As our jet slipped through the night toward Quito, I was
transfigured by the view outside my window. Clouds lay upon
the mountains like thrown silk. Far above them, a second deck
sealed out knowledge of the country below, an infinite field
of chipped flint, glinting with pale iridescence from a
gibbous moon hung above. And then the lights of the city broke
through the clouds. The plane descended. Hugging the contours
of the ground, it gingerly picked its way between mountain
peaks and volcanoes. As I walked off the plane, I noticed a
thick sweat of moisture beaded upon the wings, condensed out
of the saturated air.
We leave for the Galapagos at seven this morning.
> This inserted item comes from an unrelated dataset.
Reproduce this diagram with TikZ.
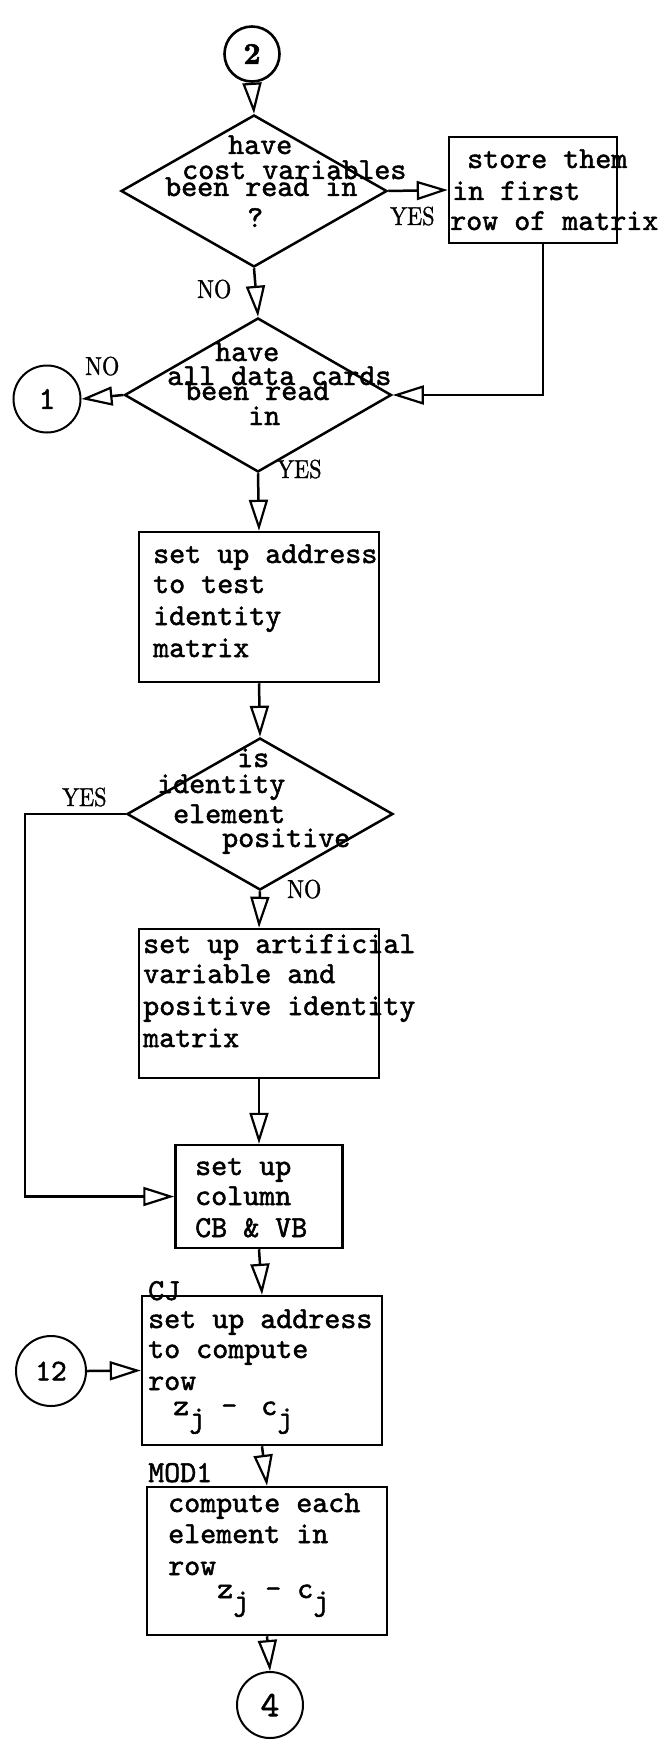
\documentclass[tikz,border=0pt]{standalone}
\usepackage{fontspec}
\usetikzlibrary{shapes.geometric,arrows.meta}
\newfontfamily\typew{lmmono10-regular}[Extension=.otf, FakeBold=1.6]
\newfontfamily\heavyfont{lmroman10-bold}[Extension=.otf, FakeBold=2]
\newfontfamily\labfont{lmroman10-regular}[Extension=.otf, FakeBold=1.2]
\newcommand\labtxt[1]{\scalebox{0.86}[1]{#1}}
\newcommand\lowj{\raisebox{-12pt}{j}}
\begin{document}
\begin{tikzpicture}[x=1pt,y=-1pt,
  boxn/.style={draw, line width=2.5pt, inner sep=0pt, rectangle},
  dia/.style={draw, diamond, line width=2.5pt, inner sep=0pt},
  conn/.style={draw, circle, line width=2pt, inner sep=0pt},
  txt/.style={anchor=base west, inner sep=0pt, font=\typew\fontsize{30.5}{31}\selectfont},
  lbl/.style={anchor=base west, inner sep=0pt, font=\labfont\fontsize{26}{26}\selectfont},
  arr/.style={line width=2.5pt, -{Triangle[open, length=31pt, width=19pt, line width=2.2pt]}}]
\fill[white] (0,0) rectangle (670,1744);
\useasboundingbox (0,0) rectangle (670,1744);

% connectors (circles)
\node[conn, line width=2.6pt, minimum size=55pt, font=\heavyfont\fontsize{30}{30}\selectfont] (c2) at (252,54) {2};
\node[conn, minimum size=67pt, font=\typew\fontsize{32}{32}\selectfont] (c1) at (47,399) {1};
\node[conn, minimum size=70pt, font=\typew\fontsize{30}{30}\selectfont] (c12) at (51,1371) {12};
\node[conn, minimum size=66pt, font=\typew\fontsize{36}{36}\selectfont] (c4) at (270,1705) {4};

% decisions
\node[dia, minimum width=266pt, minimum height=152pt] (d1) at (254,191) {};
\node[dia, minimum width=267pt, minimum height=154pt] (d2) at (258,395) {};
\node[dia, minimum width=266pt, minimum height=152pt] (d3) at (260,814) {};

% process boxes
\node[boxn, minimum width=168pt, minimum height=106pt] (sb) at (533,190) {};
\node[boxn, minimum width=240pt, minimum height=150pt] (b3) at (259,607) {};
\node[boxn, minimum width=240pt, minimum height=149pt] (b4) at (259,1003.5) {};
\node[boxn, minimum width=167pt, minimum height=103pt] (b5) at (259,1196.5) {};
\node[boxn, minimum width=240pt, minimum height=149pt] (b6) at (262,1370.5) {};
\node[boxn, minimum width=240pt, minimum height=148pt] (b7) at (267,1561) {};

% texts of decision 1
\node[txt] (d1a) at (228,154) {have};
\node[txt] (d1b) at (182,179) {cost variables};
\node[txt] (d1c) at (165,196) {been read in};
\node[txt] (d1d) at (247,227) {?};
% store box
\node[txt] (sba) at (467,168) {store them};
\node[txt] (sbb) at (452,200) {in first};
\node[txt] (sbc) at (450,230) {row of matrix};
% decision 2
\node[txt] (d2a) at (215,361) {have};
\node[txt] (d2b) at (167,385) {all data cards};
\node[txt] (d2c) at (185,400) {been read};
\node[txt] (d2d) at (248,425) {in};
% box 3
\node[txt] (b3a) at (153,563) {set up address};
\node[txt] (b3b) at (153,593) {to test};
\node[txt] (b3c) at (153,625) {identity};
\node[txt] (b3d) at (153,657) {matrix};
% decision 3
\node[txt] (d3a) at (237,767) {is};
\node[txt] (d3b) at (157,793) {identity};
\node[txt] (d3c) at (173,823) {element};
\node[txt] (d3d) at (222,847) {positive};
% box 4
\node[txt] (b4a) at (143,953) {set up artificial};
\node[txt] (b4b) at (143,983) {variable and};
\node[txt] (b4c) at (143,1015) {positive identity};
\node[txt] (b4d) at (143,1047) {matrix};
% box 5
\node[txt] (b5a) at (195,1175) {set up};
\node[txt] (b5b) at (195,1205) {column};
\node[txt] (b5c) at (195,1237) {CB \& VB};
% box 6
\node[txt] (b6l) at (148,1300) {CJ};
\node[txt] (b6a) at (148,1328) {set up address};
\node[txt] (b6b) at (148,1358) {to compute};
\node[txt] (b6c) at (148,1390) {row};
\node[txt] (b6d) at (173,1415) {z\lowj{} -\hspace{8pt} c\lowj};
% box 7
\node[txt] (b7l) at (148,1482) {MOD1};
\node[txt] (b7a) at (168,1512) {compute each};
\node[txt] (b7b) at (168,1543) {element in};
\node[txt] (b7c) at (168,1575) {row};
\node[txt] (b7d) at (217,1598) {z\lowj{} - c\lowj};

% labels
\node[lbl] (y1) at (390,225) {\labtxt{YES}};
\node[lbl] (n1) at (197,298) {\labtxt{NO}};
\node[lbl] (n2) at (85,375) {\labtxt{NO}};
\node[lbl] (y2) at (277,478) {\labtxt{YES}};
\node[lbl] (y3) at (62,806) {\labtxt{YES}};
\node[lbl] (n3) at (287,898) {\labtxt{NO}};

% flow lines
\coordinate (yl) at (25,814);
\draw[arr] (c2.south) -- (d1.north);
\draw[arr] (d1.east) -- (sb.west);
\draw[arr] (d1.south) -- (d2.north);
\draw[arr] ([xshift=10pt]sb.south) |- (d2.east);
\draw[arr] (d2.west) -- (c1.east);
\draw[arr] (d2.south) -- (b3.north);
\draw[arr] (b3.south) -- (d3.north);
\draw[arr] (d3.south) -- (b4.north);
\draw[arr] (d3.west) -- (yl) |- (b5.west);
\draw[arr] (b4.south) -- (b5.north);
\draw[arr] (b5.south) -- (b6.north);
\draw[arr] (c12.east) -- (b6.west);
\draw[arr] (b6.south) -- (b7.north);
\draw[arr] (b7.south) -- (c4.north);
\end{tikzpicture}
\end{document}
The islands
go by many names; I like the poetry of Islas Encantidas, the
Enchanted Islands, coined by pirates on the lam, for the mists
which often render the islands invisible. First we fly to
Guayaquil, at sea level on the coast of Ecuador, which is
about as drastic a climate change as you can make in a
half-hour flight. Quito is perched in the Ecuadorian sierra,
and enjoys a cool, mountain climate; Guayaquil right now is
sweltering, humid, and flooded. From Guayaquil we fly about
700 miles west to the Galapagos, a group of volcanic islands
which normally have arid or even desert climate, but which El
Niño has transformed with an abundance of rain. The
forecast this week is for more rain and intense tropical
humidity—we're on the equator here—and I'm sure
I'll relish the memory of last night's cool evening in Quito
many times in the next few days. We are close, very close
here. El Niño lies just over the mountains, and later
today we will have arrived.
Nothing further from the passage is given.